喫茶は王室や上流階級のファッショナブルな習慣でしたが、18世紀末になると一般にも普及していきました。
第3章「日々の暮らしを彩る飲み物」 1「茶」展示風景
続いて、砂糖の原料であるサトウキビ。インドからアラビアなどを経由し、十字軍やアラビア商人によってヨーロッパに運ばれました。
コロンブスか2回目の航海でサトウキビをアメリカ大隆に持ち込んだことで「新大陸」でのサトウキビ栽培が始まり、イギリスはカリブ海の植民地 (バルバドスやジャマイカ) でサトウキビを栽培、砂糖を生産しました。

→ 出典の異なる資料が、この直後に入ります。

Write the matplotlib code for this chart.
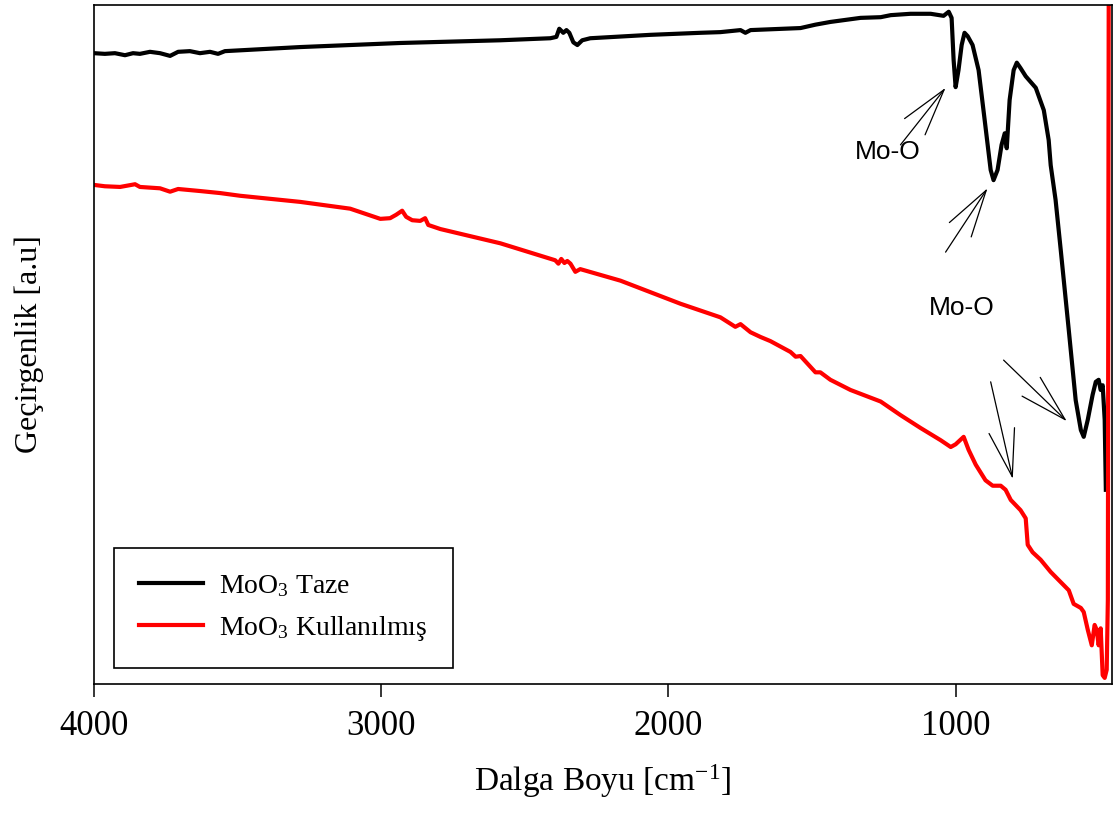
import matplotlib.pyplot as plt
import numpy as np

plt.rcParams['font.family'] = ['Liberation Serif', 'DejaVu Serif']
plt.rcParams['mathtext.fontset'] = 'custom'
plt.rcParams['mathtext.rm'] = 'Liberation Serif'
plt.rcParams['mathtext.it'] = 'Liberation Serif:italic'

# fresh sample
wn_taze = [4000, 3962, 3927, 3892, 3864, 3840, 3805, 3770, 3735, 3707, 3666, 3631, 3596, 3568, 3544,
           3282, 2934, 2585, 2411, 2390, 2380, 2366, 2355, 2345, 2331, 2317, 2300, 2272, 2063, 1889,
           1819, 1749, 1732, 1714, 1540, 1488, 1436, 1331, 1261, 1226, 1157, 1087, 1042, 1024, 1014,
           1007, 1000, 990, 979, 969, 958, 941, 920, 899, 878, 868, 854, 840, 829, 822, 812, 798, 787,
           774, 756, 721, 693, 676, 669, 652, 634, 606, 582, 564, 554, 540, 523, 512, 502, 495, 488,
           481, 477]
t_taze = [92.9, 92.8, 92.9, 92.6, 92.9, 92.8, 93.1, 92.9, 92.5, 93.1, 93.2, 92.9, 93.1, 92.8, 93.2,
          93.8, 94.4, 94.8, 95.1, 95.3, 96.5, 95.9, 96.3, 95.9, 94.5, 94.1, 94.8, 95.1, 95.6, 95.9,
          96.0, 96.3, 95.9, 96.3, 96.6, 97.1, 97.5, 98.1, 98.2, 98.5, 98.7, 98.7, 98.4, 99.0, 98.1,
          91.9, 87.9, 90.4, 94.1, 95.9, 95.4, 94.1, 90.4, 83.1, 75.7, 74.2, 75.7, 79.4, 81.1, 78.9,
          86.0, 90.4, 91.5, 90.7, 89.5, 87.8, 84.5, 80.1, 76.4, 71.3, 63.9, 52.1, 41.8, 37.4, 36.4,
          38.9, 42.6, 44.5, 44.8, 43.3, 44.0, 38.9, 28.6]

# used sample
wn_kul = [4000, 3962, 3909, 3857, 3840, 3770, 3735, 3707, 3631, 3561, 3491, 3282, 3108, 3003, 2969,
          2948, 2927, 2913, 2892, 2864, 2847, 2836, 2794, 2585, 2394, 2383, 2373, 2362, 2352, 2341,
          2324, 2307, 2167, 1958, 1819, 1767, 1749, 1714, 1679, 1645, 1575, 1557, 1540, 1488, 1471,
          1436, 1366, 1261, 1192, 1122, 1052, 1017, 1000, 972, 955, 930, 896, 871, 843, 826, 808,
          774, 756, 749, 732, 704, 669, 634, 606, 589, 564, 554, 540, 526, 516, 509, 502, 495, 488,
          481, 474, 470, 467]
t_kul = [73.5, 73.3, 73.2, 73.6, 73.2, 73.0, 72.5, 72.9, 72.6, 72.3, 71.9, 71.0, 70.0, 68.5, 68.6,
         69.1, 69.7, 68.8, 68.3, 68.2, 68.6, 67.6, 67.0, 64.9, 62.4, 61.9, 62.6, 62.0, 62.3, 61.9,
         60.7, 61.1, 59.4, 56.0, 54.0, 52.6, 53.0, 51.8, 51.1, 50.5, 48.9, 48.2, 48.3, 45.9, 45.9,
         44.8, 43.3, 41.6, 39.6, 37.7, 35.9, 34.9, 35.3, 36.4, 34.5, 32.3, 30.0, 29.2, 29.2, 28.6, 27.1,
         25.6, 24.4, 20.5, 19.4, 18.3, 16.5, 15.0, 13.8, 11.8, 11.2, 10.6, 8.0, 5.7, 8.7, 8.0, 5.7,
         8.2, 1.3, 0.9, 2.1, 12.4, 101.0]

fig = plt.figure(figsize=(11.2, 8.14), dpi=100)
ax = fig.add_axes([0.0839, 0.1597, 0.9091, 0.8342])

ax.plot(wn_taze, t_taze, color='black', lw=3.0, label=r'MoO$_3$ Taze')
ax.plot(wn_kul, t_kul, color='red', lw=3.0, label=r'MoO$_3$ Kullanılmış')

ax.set_xlim(4000, 455)
ax.set_ylim(0, 100)
ax.set_xticks([4000, 3000, 2000, 1000])
ax.set_yticks([])
ax.tick_params(axis='x', direction='out', length=9, width=1.1, pad=10, labelsize=25)
for s in ax.spines.values():
    s.set_linewidth(1.2)

ax.set_xlabel(r'Dalga Boyu [cm$^{\mathregular{-1}}$]', fontsize=24, labelpad=14)
ax.set_ylabel('Geçirgenlik [a.u]', fontsize=23, labelpad=36)

# peak labels
arrow = dict(arrowstyle='->,head_length=1.7,head_width=0.47', color='black', lw=0.9,
             shrinkA=0, shrinkB=0, mutation_scale=20)
ax.text(1237, 78.4, 'Mo-O', family='Liberation Sans', fontsize=19, ha='center', va='center')
ax.annotate('', xy=(1035, 87.8), xytext=(1192, 79.4), arrowprops=arrow)
ax.annotate('', xy=(889, 73.0), xytext=(1035, 63.6), arrowprops=arrow)
ax.text(979, 55.4, 'Mo-O', family='Liberation Sans', fontsize=19, ha='center', va='center')
ax.annotate('', xy=(613, 38.7), xytext=(833, 47.7), arrowprops=arrow)
ax.annotate('', xy=(801, 30.2), xytext=(878, 44.5), arrowprops=arrow)

leg = ax.legend(loc='lower left', bbox_to_anchor=(0.0196, 0.0236), borderaxespad=0,
                fontsize=20, fancybox=False, framealpha=1, edgecolor='black',
                handlelength=2.3, handletextpad=0.6, labelspacing=0.55, borderpad=0.9)
leg.get_frame().set_linewidth(1.2)
for h in leg.get_lines():
    h.set_linewidth(3.0)

fig.savefig('out.png', dpi=100)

第3章-4「砂糖(サトウキビ)」 ジョン・B・パーカー《サトウキビ》制作年不明(おそらく19世紀)キュー王立植物園
第4章は「あこがれの果物」。果物が食後のデザートとして食べられるようになったのは、18世紀の初め。ザクロは南ヨーロッパ、モモはインドや中国など、その多くはイギリスの国外から伝えられたものでした。
中でも特に珍重されたのが、オレンジやレモンなどの柑橘類です。気温が低く日照時間が短いイギリスで柑橘類を栽培するには、専用の温室「オランジュリー」が必要であり、19世紀までは富裕層の贅沢品でした。
第4章「あこがれの果物」 ゲオルク・ディオニシウス・エーレット《ザクロ》1771年 キュー王立植物園
第5章は「ハーブ&スパイス」。家庭で薬として活用されていたのがハーブです。各家庭では裏庭に生えるハーブを処方していましたが、植物には毒があるものも少なくないため、ガイドブックが必要となります。
ラテン語で書かれたものが多い中、カルペパーの『薬草大全』は、一般の人が理解できる英語で書かれていたこともあり、不朽の名作となりました。
スパイスは多くがアジアを原産地としていたため、高値で取引されました。イギリスはポルトガルとスペインに続くかたちでスパイス原産地の争奪戦に加わり、18世紀にはインドやシンガポールなどを植民地としました。
第5章「ハーブ&スパイス」展示風景
第6章は「ブレジア=クレイ家のレシピ帖と『ビートン夫人の家政読本』」。ボタニカル・アートの関連資料として、古いレシピなども展示されています。
レシピ帖では、一般的な料理の調理法に加えて、プリザーブ(砂糖け)やピクルス(漬物)など、保存に向いた料理を紹介。
『ビートン夫人の家政読本』では、レシピのほか、テーブル・セッティング、マナー、使用人の接し方など、家政に関するさまざまな情報が掲載されています。
第6章「ブレジア=クレイ家のレシピ帖と『ビートン夫人の家政読本』」
ミュージアムショップの奥では、レシピが現代の日本で作りやすいようにアレンジして紹介されています。こちらもお見逃しなく。